Stated exercise> Copy exactly the lines that run from the top of the listing to the line containing "import pandas as pd", both ends included, and omit the pictures.

Data extract>
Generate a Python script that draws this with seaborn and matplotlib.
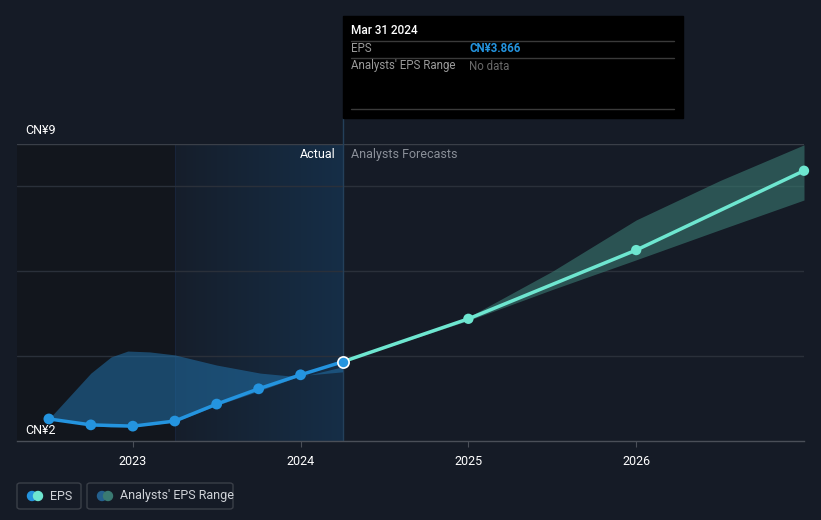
import numpy as np
import matplotlib.pyplot as plt
import matplotlib.patches as mpatches
from matplotlib.colors import LinearSegmentedColormap
import seaborn as sns
import pandas as pd

# EPS history (decimal years) and forecasts, CN¥
eps_x = [2022.5, 2022.75, 2023.0, 2023.25, 2023.5, 2023.75, 2024.0, 2024.25]
eps_y = [2.52, 2.38, 2.35, 2.47, 2.87, 3.23, 3.56, 3.866]

fc_x = [2024.25, 2025.0, 2026.0, 2027.0]
fc_y = [3.866, 4.88, 6.50, 8.37]

# forecast range edges
fcr_x = [2024.25, 2025.0, 2025.5, 2026.0, 2026.5, 2027.0]
fcr_low = [3.866, 4.84, 5.57, 6.27, 6.98, 7.68]
fcr_high = [3.866, 4.92, 6.00, 7.21, 8.14, 8.98]

# past analyst range
rng_x = [2022.5, 2022.75, 2022.87, 2022.97, 2023.1, 2023.25, 2023.5, 2023.76, 2024.0, 2024.25]
rng_hi = [2.52, 3.60, 3.98, 4.12, 4.10, 4.03, 3.79, 3.60, 3.51, 3.75]
rng_lo = [2.52, 2.36, 2.33, 2.34, 2.38, 2.45, 2.84, 3.19, 3.54, 3.63]

xticks = [2023, 2024, 2025, 2026]

BG = '#151b26'
sns.set_style("dark")
plt.rcParams['font.family'] = ['Roboto', 'DejaVu Sans']

fig = plt.figure(figsize=(8.21, 5.2), dpi=100, facecolor=BG)
ax = fig.add_axes([17/821, 1 - 441/520, (804-17)/821, (441-144)/520])
ax.set_facecolor(BG)
x0, x1 = 2022.31, 2027.0
ax.set_xlim(x0, x1)
ax.set_ylim(2, 9)

# shaded background regions
ax.axvspan(x0, 2023.25, color='#12161d', zorder=0, lw=0)
grad = np.linspace(0, 1, 256).reshape(1, -1)
cmap = LinearSegmentedColormap.from_list('g', ['#151e2b', '#162e47'])
ax.imshow(grad, extent=[2023.25, 2024.25, 2, 9], aspect='auto', cmap=cmap, zorder=0.5)
ax.axvline(2023.25, color='#18243a', lw=0.8, zorder=0.6)

for g in [4, 6, 8]:
    ax.axhline(g, color='#2a303a', lw=1, zorder=1)
ax.axhline(9, color='#3a3f48', lw=1, zorder=1)

# bands
ax.fill_between(rng_x, rng_lo, rng_hi, color='#2170a8', alpha=0.55, lw=0, zorder=2)
ax.fill_between(fcr_x, fcr_low, fcr_high, color='#3a7a72', alpha=0.6, lw=0, zorder=2)

hist = pd.DataFrame({'x': eps_x, 'y': eps_y})
fc = pd.DataFrame({'x': fc_x, 'y': fc_y})
sns.lineplot(data=fc, x='x', y='y', ax=ax, color='#6ee6d0', lw=2.5, zorder=3)
sns.scatterplot(data=fc.iloc[1:], x='x', y='y', ax=ax, color='#6ee6d0', s=55, edgecolor='none', zorder=4, clip_on=False)
sns.lineplot(data=hist, x='x', y='y', ax=ax, color='#2494df', lw=2.5, zorder=3)
sns.scatterplot(data=hist.iloc[:-1], x='x', y='y', ax=ax, color='#2494df', s=60, edgecolor='none', zorder=4)
ax.scatter([eps_x[-1]], [eps_y[-1]], s=65, color='#2494df', edgecolor='white', lw=1.2, zorder=5, clip_on=False)

# tooltip guide line
ax.plot([2024.25, 2024.25], [2, 9], color='#24405a', lw=1, zorder=1.5)
fig.add_artist(plt.Line2D([343/821, 343/821], [1 - 144/520, 1 - 118/520], color='#24405a', lw=1))

ax.set_xticks(xticks)
ax.set_xticklabels([str(t) for t in xticks], color='white', fontsize=9)
ax.set_yticks([])
ax.tick_params(axis='x', length=4, color='#4a4f58', pad=6, bottom=True)
ax.set_xlabel('')
ax.set_ylabel('')
for s in ['top', 'left', 'right']:
    ax.spines[s].set_visible(False)
ax.spines['bottom'].set_color('#4a4f58')
ax.spines['bottom'].set_linewidth(1)

def fy(y):
    return 1 - y / 520

fig.text(25/821, fy(130), 'CN¥9', color='white', fontsize=9, va='center')
fig.text(25/821, fy(430), 'CN¥2', color='white', fontsize=9, va='center')
fig.text(336/821, fy(154), 'Actual', color='white', fontsize=9, va='center', ha='right')
fig.text(351/821, fy(154), 'Analysts Forecasts', color='#8a8f98', fontsize=9, va='center')

# tooltip
fig.add_artist(mpatches.Rectangle((343/821, fy(118)), (683-343)/821, (118-16)/520,
                                  transform=fig.transFigure, color='black', zorder=5))
fig.text(351/821, fy(31), 'Mar 31 2024', color='white', fontsize=8.5, va='center', zorder=6, weight='medium')
for yy in [41, 58, 109]:
    fig.add_artist(plt.Line2D([351/821, 674/821], [fy(yy), fy(yy)], color='#3a3a3a', lw=1, zorder=6))
fig.text(351/821, fy(49), 'EPS', color='#9a9a9a', fontsize=8.3, va='center', zorder=6)
fig.text(469/821, fy(49), 'CN¥3.866', color='#2494df', fontsize=8.3, va='center', zorder=6, weight='bold')
fig.text(351/821, fy(66), "Analysts' EPS Range", color='#9a9a9a', fontsize=8.3, va='center', zorder=6)
fig.text(469/821, fy(66), 'No data', color='#6a6a6a', fontsize=8.3, va='center', zorder=6)

# legend boxes
for (bx0, bx1, label, c1, c2) in [(17, 81, 'EPS', '#2494df', '#6ee6d0'),
                                  (87, 233, "Analysts' EPS Range", '#24608e', '#3a7a72')]:
    fig.add_artist(mpatches.FancyBboxPatch((bx0/821, fy(509)), (bx1-bx0)/821, 26/520,
                                           boxstyle='round,pad=0,rounding_size=0.004',
                                           transform=fig.transFigure, fc='none', ec='#3a3f48', lw=1))
    fig.add_artist(mpatches.Ellipse(((bx0+15)/821, fy(496)), 9/821, 9/520, transform=fig.transFigure, color=c1))
    fig.add_artist(mpatches.Ellipse(((bx0+21)/821, fy(496)), 9/821, 9/520, transform=fig.transFigure, color=c2))
    fig.text((bx0+33)/821, fy(496), label, color='#d0d3d8', fontsize=9, va='center')

fig.savefig('out.png', dpi=100, facecolor=BG)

Written response>
Generate a Python script that draws this with seaborn and matplotlib.
import numpy as np
import matplotlib.pyplot as plt
import matplotlib.patches as mpatches
from matplotlib.colors import LinearSegmentedColormap
import seaborn as sns
import pandas as pd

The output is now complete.